[Entries with chart source code]
****************

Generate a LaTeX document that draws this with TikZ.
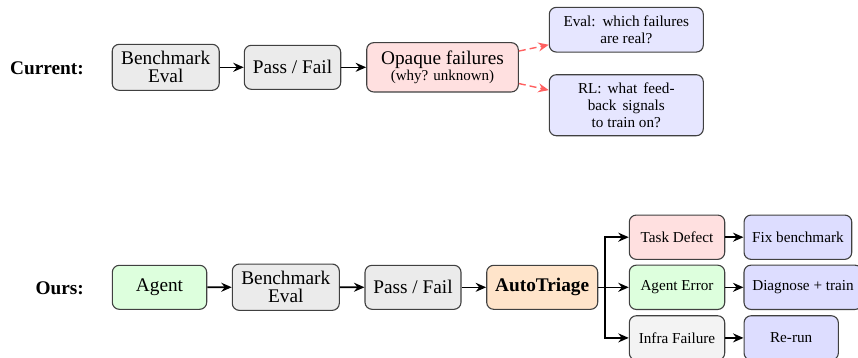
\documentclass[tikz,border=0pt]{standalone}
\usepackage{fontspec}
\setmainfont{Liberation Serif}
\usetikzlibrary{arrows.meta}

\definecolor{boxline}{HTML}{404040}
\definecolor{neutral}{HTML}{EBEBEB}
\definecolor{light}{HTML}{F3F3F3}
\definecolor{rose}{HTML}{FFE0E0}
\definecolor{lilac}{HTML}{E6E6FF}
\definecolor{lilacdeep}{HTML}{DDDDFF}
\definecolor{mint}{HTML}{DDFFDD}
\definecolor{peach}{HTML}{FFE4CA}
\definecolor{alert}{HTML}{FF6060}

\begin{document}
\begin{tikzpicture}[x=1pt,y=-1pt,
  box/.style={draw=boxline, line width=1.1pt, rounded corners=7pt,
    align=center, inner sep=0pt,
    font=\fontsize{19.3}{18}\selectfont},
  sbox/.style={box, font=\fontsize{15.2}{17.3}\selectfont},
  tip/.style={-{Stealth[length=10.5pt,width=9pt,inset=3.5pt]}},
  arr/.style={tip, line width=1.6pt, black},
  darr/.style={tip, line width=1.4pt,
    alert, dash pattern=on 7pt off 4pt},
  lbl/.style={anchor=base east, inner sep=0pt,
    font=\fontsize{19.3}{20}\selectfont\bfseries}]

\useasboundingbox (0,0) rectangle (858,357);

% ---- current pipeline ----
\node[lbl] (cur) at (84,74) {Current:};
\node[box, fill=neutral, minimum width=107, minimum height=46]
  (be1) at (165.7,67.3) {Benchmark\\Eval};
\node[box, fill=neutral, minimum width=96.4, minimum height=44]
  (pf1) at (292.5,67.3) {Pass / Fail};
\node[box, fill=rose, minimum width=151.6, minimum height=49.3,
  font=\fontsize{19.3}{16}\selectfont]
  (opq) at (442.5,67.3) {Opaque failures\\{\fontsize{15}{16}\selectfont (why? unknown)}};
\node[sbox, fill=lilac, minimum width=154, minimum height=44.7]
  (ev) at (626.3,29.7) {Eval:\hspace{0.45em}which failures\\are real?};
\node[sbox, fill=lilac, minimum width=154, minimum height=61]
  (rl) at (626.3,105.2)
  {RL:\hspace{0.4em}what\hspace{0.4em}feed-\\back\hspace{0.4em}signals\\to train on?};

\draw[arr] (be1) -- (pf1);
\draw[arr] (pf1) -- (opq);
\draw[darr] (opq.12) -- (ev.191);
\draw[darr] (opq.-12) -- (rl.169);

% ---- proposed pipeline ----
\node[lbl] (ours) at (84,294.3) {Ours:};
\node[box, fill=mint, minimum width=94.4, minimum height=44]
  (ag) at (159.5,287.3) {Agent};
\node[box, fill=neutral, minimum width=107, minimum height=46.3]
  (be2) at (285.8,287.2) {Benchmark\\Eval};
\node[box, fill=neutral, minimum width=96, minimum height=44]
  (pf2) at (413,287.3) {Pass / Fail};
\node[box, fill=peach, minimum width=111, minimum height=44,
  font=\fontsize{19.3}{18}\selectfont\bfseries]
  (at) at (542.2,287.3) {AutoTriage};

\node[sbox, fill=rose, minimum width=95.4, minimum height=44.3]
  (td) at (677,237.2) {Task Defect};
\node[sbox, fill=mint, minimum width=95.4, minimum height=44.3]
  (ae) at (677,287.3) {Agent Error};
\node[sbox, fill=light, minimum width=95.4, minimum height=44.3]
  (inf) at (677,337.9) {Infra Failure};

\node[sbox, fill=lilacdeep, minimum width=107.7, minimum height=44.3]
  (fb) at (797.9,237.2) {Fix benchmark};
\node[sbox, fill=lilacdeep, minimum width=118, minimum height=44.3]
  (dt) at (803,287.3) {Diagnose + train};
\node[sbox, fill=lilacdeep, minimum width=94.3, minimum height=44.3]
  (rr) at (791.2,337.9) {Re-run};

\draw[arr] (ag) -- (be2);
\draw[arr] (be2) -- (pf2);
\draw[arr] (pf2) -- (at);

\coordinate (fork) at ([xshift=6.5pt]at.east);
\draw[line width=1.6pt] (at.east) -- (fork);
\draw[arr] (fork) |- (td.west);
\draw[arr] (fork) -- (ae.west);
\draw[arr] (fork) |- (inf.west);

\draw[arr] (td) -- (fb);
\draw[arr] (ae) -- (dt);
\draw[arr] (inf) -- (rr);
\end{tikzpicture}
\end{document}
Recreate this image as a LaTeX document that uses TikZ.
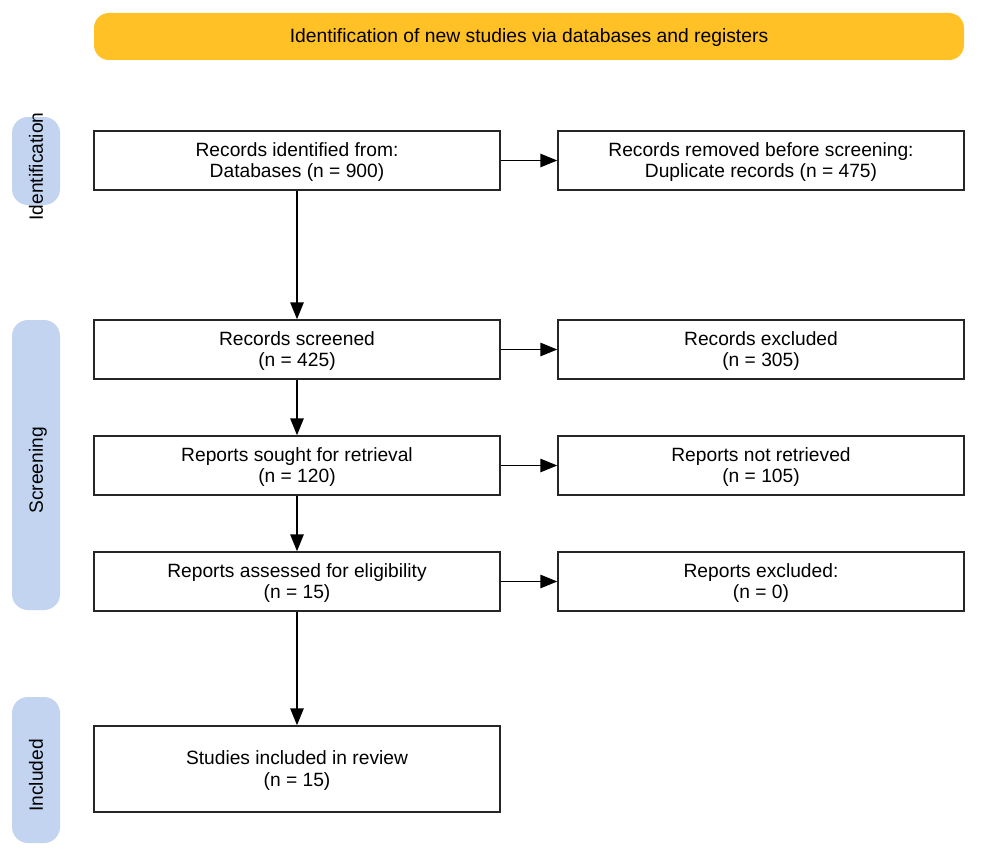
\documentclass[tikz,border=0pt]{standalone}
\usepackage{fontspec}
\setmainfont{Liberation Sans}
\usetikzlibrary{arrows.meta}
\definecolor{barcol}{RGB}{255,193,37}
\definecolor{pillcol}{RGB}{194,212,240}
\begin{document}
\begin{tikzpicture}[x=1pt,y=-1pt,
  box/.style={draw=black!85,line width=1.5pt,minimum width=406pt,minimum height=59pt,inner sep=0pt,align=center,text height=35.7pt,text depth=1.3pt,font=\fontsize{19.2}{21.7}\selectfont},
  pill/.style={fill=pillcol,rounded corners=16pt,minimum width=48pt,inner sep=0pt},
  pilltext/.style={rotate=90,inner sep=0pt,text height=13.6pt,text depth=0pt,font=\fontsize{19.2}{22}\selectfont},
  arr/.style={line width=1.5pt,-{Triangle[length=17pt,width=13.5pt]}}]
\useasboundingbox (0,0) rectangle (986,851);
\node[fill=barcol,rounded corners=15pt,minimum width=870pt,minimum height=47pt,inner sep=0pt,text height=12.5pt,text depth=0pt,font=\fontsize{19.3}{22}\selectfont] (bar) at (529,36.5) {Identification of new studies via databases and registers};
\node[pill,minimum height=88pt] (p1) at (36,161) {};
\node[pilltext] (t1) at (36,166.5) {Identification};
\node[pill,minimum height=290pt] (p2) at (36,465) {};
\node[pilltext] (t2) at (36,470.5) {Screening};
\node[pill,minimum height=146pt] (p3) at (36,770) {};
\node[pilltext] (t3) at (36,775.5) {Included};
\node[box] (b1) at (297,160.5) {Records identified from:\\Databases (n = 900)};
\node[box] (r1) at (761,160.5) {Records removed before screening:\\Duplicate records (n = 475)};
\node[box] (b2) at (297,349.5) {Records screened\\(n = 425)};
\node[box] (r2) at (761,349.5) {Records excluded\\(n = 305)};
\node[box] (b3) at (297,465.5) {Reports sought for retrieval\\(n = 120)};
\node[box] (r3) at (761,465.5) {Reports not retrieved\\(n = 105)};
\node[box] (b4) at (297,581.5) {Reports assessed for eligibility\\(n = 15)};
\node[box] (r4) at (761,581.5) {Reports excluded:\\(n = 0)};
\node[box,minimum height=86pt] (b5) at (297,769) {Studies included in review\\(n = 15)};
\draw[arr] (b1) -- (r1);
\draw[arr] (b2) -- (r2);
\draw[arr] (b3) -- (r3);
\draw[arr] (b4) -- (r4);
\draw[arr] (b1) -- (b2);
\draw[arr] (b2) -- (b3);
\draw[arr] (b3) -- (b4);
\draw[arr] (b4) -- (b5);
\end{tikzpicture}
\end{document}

****************

• [AIM] Give the entries again without a single change, but with no pictures.

• [TASK RESULT]
Generate a LaTeX document that draws this with TikZ.
\documentclass[tikz,border=0pt]{standalone}
\usepackage{fontspec}
\setmainfont{Liberation Serif}
\usetikzlibrary{arrows.meta}

\definecolor{boxline}{HTML}{404040}
\definecolor{neutral}{HTML}{EBEBEB}
\definecolor{light}{HTML}{F3F3F3}
\definecolor{rose}{HTML}{FFE0E0}
\definecolor{lilac}{HTML}{E6E6FF}
\definecolor{lilacdeep}{HTML}{DDDDFF}
\definecolor{mint}{HTML}{DDFFDD}
\definecolor{peach}{HTML}{FFE4CA}
\definecolor{alert}{HTML}{FF6060}

\begin{document}
\begin{tikzpicture}[x=1pt,y=-1pt,
  box/.style={draw=boxline, line width=1.1pt, rounded corners=7pt,
    align=center, inner sep=0pt,
    font=\fontsize{19.3}{18}\selectfont},
  sbox/.style={box, font=\fontsize{15.2}{17.3}\selectfont},
  tip/.style={-{Stealth[length=10.5pt,width=9pt,inset=3.5pt]}},
  arr/.style={tip, line width=1.6pt, black},
  darr/.style={tip, line width=1.4pt,
    alert, dash pattern=on 7pt off 4pt},
  lbl/.style={anchor=base east, inner sep=0pt,
    font=\fontsize{19.3}{20}\selectfont\bfseries}]

\useasboundingbox (0,0) rectangle (858,357);

% ---- current pipeline ----
\node[lbl] (cur) at (84,74) {Current:};
\node[box, fill=neutral, minimum width=107, minimum height=46]
  (be1) at (165.7,67.3) {Benchmark\\Eval};
\node[box, fill=neutral, minimum width=96.4, minimum height=44]
  (pf1) at (292.5,67.3) {Pass / Fail};
\node[box, fill=rose, minimum width=151.6, minimum height=49.3,
  font=\fontsize{19.3}{16}\selectfont]
  (opq) at (442.5,67.3) {Opaque failures\\{\fontsize{15}{16}\selectfont (why? unknown)}};
\node[sbox, fill=lilac, minimum width=154, minimum height=44.7]
  (ev) at (626.3,29.7) {Eval:\hspace{0.45em}which failures\\are real?};
\node[sbox, fill=lilac, minimum width=154, minimum height=61]
  (rl) at (626.3,105.2)
  {RL:\hspace{0.4em}what\hspace{0.4em}feed-\\back\hspace{0.4em}signals\\to train on?};

\draw[arr] (be1) -- (pf1);
\draw[arr] (pf1) -- (opq);
\draw[darr] (opq.12) -- (ev.191);
\draw[darr] (opq.-12) -- (rl.169);

% ---- proposed pipeline ----
\node[lbl] (ours) at (84,294.3) {Ours:};
\node[box, fill=mint, minimum width=94.4, minimum height=44]
  (ag) at (159.5,287.3) {Agent};
\node[box, fill=neutral, minimum width=107, minimum height=46.3]
  (be2) at (285.8,287.2) {Benchmark\\Eval};
\node[box, fill=neutral, minimum width=96, minimum height=44]
  (pf2) at (413,287.3) {Pass / Fail};
\node[box, fill=peach, minimum width=111, minimum height=44,
  font=\fontsize{19.3}{18}\selectfont\bfseries]
  (at) at (542.2,287.3) {AutoTriage};

\node[sbox, fill=rose, minimum width=95.4, minimum height=44.3]
  (td) at (677,237.2) {Task Defect};
\node[sbox, fill=mint, minimum width=95.4, minimum height=44.3]
  (ae) at (677,287.3) {Agent Error};
\node[sbox, fill=light, minimum width=95.4, minimum height=44.3]
  (inf) at (677,337.9) {Infra Failure};

\node[sbox, fill=lilacdeep, minimum width=107.7, minimum height=44.3]
  (fb) at (797.9,237.2) {Fix benchmark};
\node[sbox, fill=lilacdeep, minimum width=118, minimum height=44.3]
  (dt) at (803,287.3) {Diagnose + train};
\node[sbox, fill=lilacdeep, minimum width=94.3, minimum height=44.3]
  (rr) at (791.2,337.9) {Re-run};

\draw[arr] (ag) -- (be2);
\draw[arr] (be2) -- (pf2);
\draw[arr] (pf2) -- (at);

\coordinate (fork) at ([xshift=6.5pt]at.east);
\draw[line width=1.6pt] (at.east) -- (fork);
\draw[arr] (fork) |- (td.west);
\draw[arr] (fork) -- (ae.west);
\draw[arr] (fork) |- (inf.west);

\draw[arr] (td) -- (fb);
\draw[arr] (ae) -- (dt);
\draw[arr] (inf) -- (rr);
\end{tikzpicture}
\end{document}
Recreate this image as a LaTeX document that uses TikZ.
\documentclass[tikz,border=0pt]{standalone}
\usepackage{fontspec}
\setmainfont{Liberation Sans}
\usetikzlibrary{arrows.meta}
\definecolor{barcol}{RGB}{255,193,37}
\definecolor{pillcol}{RGB}{194,212,240}
\begin{document}
\begin{tikzpicture}[x=1pt,y=-1pt,
  box/.style={draw=black!85,line width=1.5pt,minimum width=406pt,minimum height=59pt,inner sep=0pt,align=center,text height=35.7pt,text depth=1.3pt,font=\fontsize{19.2}{21.7}\selectfont},
  pill/.style={fill=pillcol,rounded corners=16pt,minimum width=48pt,inner sep=0pt},
  pilltext/.style={rotate=90,inner sep=0pt,text height=13.6pt,text depth=0pt,font=\fontsize{19.2}{22}\selectfont},
  arr/.style={line width=1.5pt,-{Triangle[length=17pt,width=13.5pt]}}]
\useasboundingbox (0,0) rectangle (986,851);
\node[fill=barcol,rounded corners=15pt,minimum width=870pt,minimum height=47pt,inner sep=0pt,text height=12.5pt,text depth=0pt,font=\fontsize{19.3}{22}\selectfont] (bar) at (529,36.5) {Identification of new studies via databases and registers};
\node[pill,minimum height=88pt] (p1) at (36,161) {};
\node[pilltext] (t1) at (36,166.5) {Identification};
\node[pill,minimum height=290pt] (p2) at (36,465) {};
\node[pilltext] (t2) at (36,470.5) {Screening};
\node[pill,minimum height=146pt] (p3) at (36,770) {};
\node[pilltext] (t3) at (36,775.5) {Included};
\node[box] (b1) at (297,160.5) {Records identified from:\\Databases (n = 900)};
\node[box] (r1) at (761,160.5) {Records removed before screening:\\Duplicate records (n = 475)};
\node[box] (b2) at (297,349.5) {Records screened\\(n = 425)};
\node[box] (r2) at (761,349.5) {Records excluded\\(n = 305)};
\node[box] (b3) at (297,465.5) {Reports sought for retrieval\\(n = 120)};
\node[box] (r3) at (761,465.5) {Reports not retrieved\\(n = 105)};
\node[box] (b4) at (297,581.5) {Reports assessed for eligibility\\(n = 15)};
\node[box] (r4) at (761,581.5) {Reports excluded:\\(n = 0)};
\node[box,minimum height=86pt] (b5) at (297,769) {Studies included in review\\(n = 15)};
\draw[arr] (b1) -- (r1);
\draw[arr] (b2) -- (r2);
\draw[arr] (b3) -- (r3);
\draw[arr] (b4) -- (r4);
\draw[arr] (b1) -- (b2);
\draw[arr] (b2) -- (b3);
\draw[arr] (b3) -- (b4);
\draw[arr] (b4) -- (b5);
\end{tikzpicture}
\end{document}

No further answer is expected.